E.L. : (Rires) Tu as lu ça dans la fameuse “présentation en trente secondes” ! La présentation de “fin” du personnage JE, mais JE n’est pas tout à fait moi... J’ai passé un bac S et j’ai arrêté la physique au même moment, et c’est mieux pour tout le monde je pense.
(C.R. : Aaarghhh, j’ai encore lu trop vite… Rires itou)

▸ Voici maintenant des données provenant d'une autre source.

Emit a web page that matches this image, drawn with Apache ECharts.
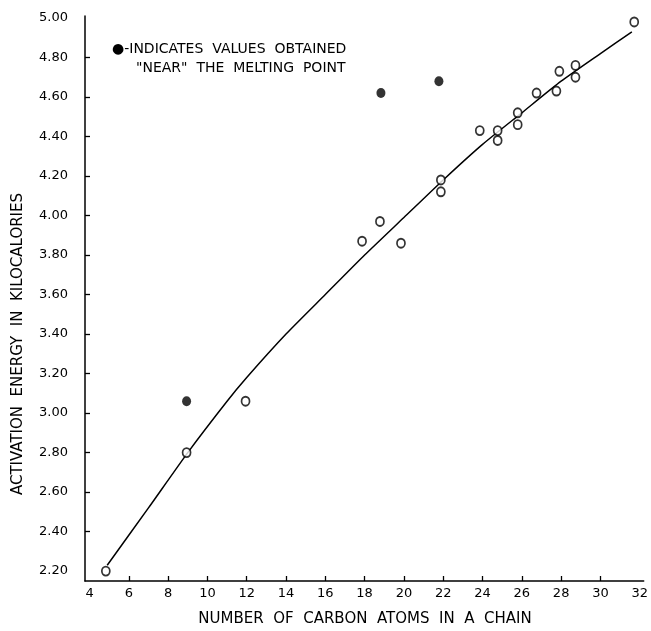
<!DOCTYPE html>
<html>
<head>
<meta charset="utf-8">
<script src="https://cdn.jsdelivr.net/npm/echarts@6/dist/echarts.min.js"></script>
<style>
  html, body { margin: 0; padding: 0; background: #fff; }
  #chart { width: 651px; height: 631px; }
</style>
</head>
<body>
<div id="chart"></div>
<script>
// 开口圆: 测得的活化能
const carbonOpen = [4.83, 8.94, 11.94, 17.87, 18.78, 19.85, 21.88, 21.88, 23.86, 24.77, 24.77, 25.79, 25.79, 26.75, 27.76, 27.91, 28.73, 28.73, 31.72];
const energyOpen = [2.20, 2.80, 3.06, 3.87, 3.97, 3.86, 4.18, 4.12, 4.43, 4.43, 4.38, 4.52, 4.46, 4.62, 4.63, 4.73, 4.76, 4.70, 4.98];

// 实心点: 熔点附近的值
const carbonNear = [8.94, 18.83, 21.78];
const energyNear = [3.06, 4.62, 4.68];

// 拟合曲线
const curveCarbon = [4.9, 7, 9, 11, 12, 14, 16, 18, 20, 22, 24, 26, 28, 30, 31.6];
const curveEnergy = [2.23, 2.52, 2.80, 3.06, 3.18, 3.40, 3.60, 3.80, 3.99, 4.18, 4.36, 4.52, 4.68, 4.82, 4.93];

// 刻度
const xTicks = [4, 6, 8, 10, 12, 14, 16, 18, 20, 22, 24, 26, 28, 30, 32];
const yTicks = [2.2, 2.4, 2.6, 2.8, 3.0, 3.2, 3.4, 3.6, 3.8, 4.0, 4.2, 4.4, 4.6, 4.8, 5.0];

const zip = (a, b) => a.map((v, i) => [v, b[i]]);
const font = 'DejaVu Sans';

let chart = echarts.init(document.getElementById('chart'));

let option = {
    backgroundColor: '#fff',
    animation: false,
    grid: { left: 85, right: 6, top: 16, bottom: 50 },
    xAxis: {
        type: 'value',
        min: 3.77,
        max: 32.2,
        splitLine: { show: false },
        axisLine: { lineStyle: { color: '#000', width: 1.5 } },
        axisTick: {
            inside: true, length: 5,
            customValues: xTicks.slice(1, -1),
            lineStyle: { color: '#000', width: 1.3 }
        },
        axisLabel: {
            customValues: xTicks,
            margin: 6,
            color: '#000',
            fontFamily: font,
            fontSize: 13
        }
    },
    yAxis: {
        type: 'value',
        min: 2.15,
        max: 5.01,
        splitLine: { show: false },
        axisLine: { show: true, lineStyle: { color: '#000', width: 1.5 } },
        axisTick: {
            show: true, inside: true, length: 5,
            customValues: yTicks.slice(1, -1),
            lineStyle: { color: '#000', width: 1.3 }
        },
        axisLabel: {
            customValues: yTicks,
            margin: 17,
            color: '#000',
            fontFamily: font,
            fontSize: 13,
            formatter: v => v.toFixed(2)
        }
    },
    graphic: [
        {
            type: 'text', left: 112, top: 42,
            style: { text: '●-INDICATES  VALUES  OBTAINED', font: '14px "DejaVu Sans"', fill: '#000' }
        },
        {
            type: 'text', left: 136, top: 61,
            style: { text: '"NEAR"  THE  MELTING  POINT', font: '14px "DejaVu Sans"', fill: '#000' }
        },
        {
            type: 'text', x: 365, y: 619,
            style: {
                text: 'NUMBER  OF  CARBON  ATOMS  IN  A  CHAIN',
                font: '15px "DejaVu Sans"', fill: '#000',
                align: 'center', verticalAlign: 'middle'
            }
        },
        {
            type: 'text', x: 18, y: 344, rotation: Math.PI / 2,
            style: {
                text: 'ACTIVATION  ENERGY  IN  KILOCALORIES',
                font: '15px "DejaVu Sans"', fill: '#000',
                align: 'center', verticalAlign: 'middle'
            }
        }
    ],
    series: [
        {
            type: 'line',
            data: zip(curveCarbon, curveEnergy),
            smooth: 0.2,
            showSymbol: false,
            lineStyle: { color: '#000', width: 1.5 },
            z: 1
        },
        {
            type: 'scatter',
            data: zip(carbonOpen, energyOpen),
            symbol: 'circle',
            symbolSize: [8, 9],
            itemStyle: { color: '#fff', borderColor: '#000', borderWidth: 1.8 },
            z: 3
        },
        {
            type: 'scatter',
            data: zip(carbonNear, energyNear),
            symbol: 'circle',
            symbolSize: [9, 10],
            itemStyle: { color: '#000' },
            z: 3
        }
    ]
};

chart.setOption(option);
</script>
</body>
</html>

Pour en revenir aux formations, ce n’est ni mon bac+4, ni de hautes études, ou une thèse qui, à l’heure actuelle, facilitent l’accès à l’emploi ou permettent d’échapper à la précarité. Elle tape à tous les niveaux, dans toutes les catégories, et chez les jeunes, diplômés ou pas, elle est presque devenue inéluctable. Une sorte de passage obligatoire, en espérant que ça ne soit qu’un passage.
Mais concernant le parcours de JE, le plus difficile à accepter c’est qu’il a ‘choisi’ cette précarité, puisqu’il a renoncé à un certain confort. Un CDI qui pour lui était synonyme d’ennui et de perdition. Et cette précarité, bien que partiellement choisie, il l’a surtout subie.

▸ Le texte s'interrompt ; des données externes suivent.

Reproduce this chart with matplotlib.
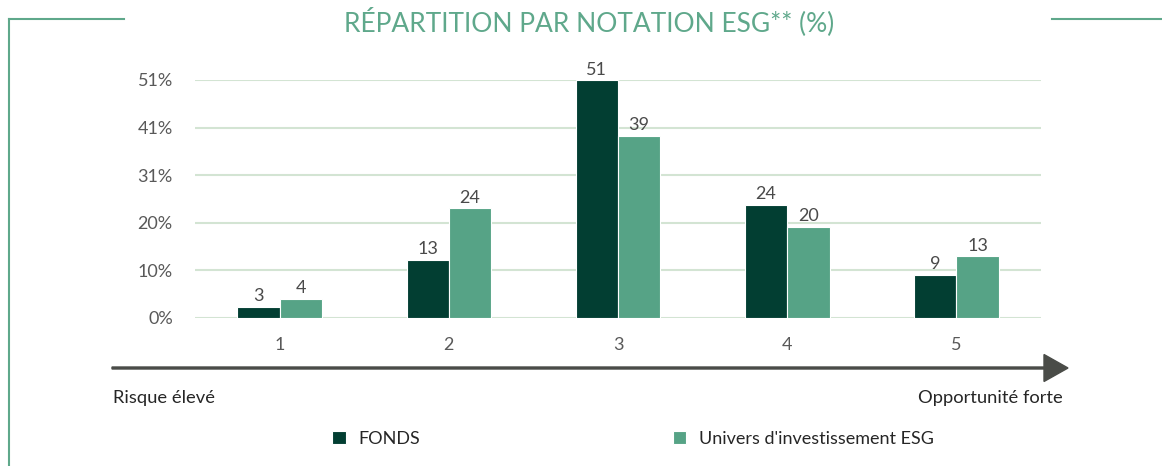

Et c’est tout le propos du livre, que propose la société ? Existe-t-il un contrat qui fasse rêver ? D’ailleurs, ce mot, le ‘rêve’, a-t-il encore sa place, ou est-ce une fantaisie ?
Que nous reste-t-il comme choix à part travailler pour s’offrir le luxe d’aller travailler ? Où est le “JE”, l’humain, dans tout ça ?
Là j’ai une réponse, il est désincarné.
Quant au concept des “trente secondes”, c’est un exercice auquel on se prête constamment et qui consiste à devoir résumer son existence dans une présentation, ou plutôt une représentation, courte et efficace (comme on le fait en entretien, lors d’une rencontre, etc.).
Et comment se présenter en trente secondes ? De façon viable, honnête et exhaustive ?
Concrètement, parvenir à donner l’ampleur et l’ambivalence de son identité en trente secondes, c’est être tout et son contraire, tout et rien à la fois. Rien surtout.
Et dans cet exercice, JE cherche à être, plutôt qu’à faire. JE opte pour le “savoir être” plutôt que le “savoir faire”. Ce qui va à contre-courant des attentes répandues, surtout dans le monde du travail.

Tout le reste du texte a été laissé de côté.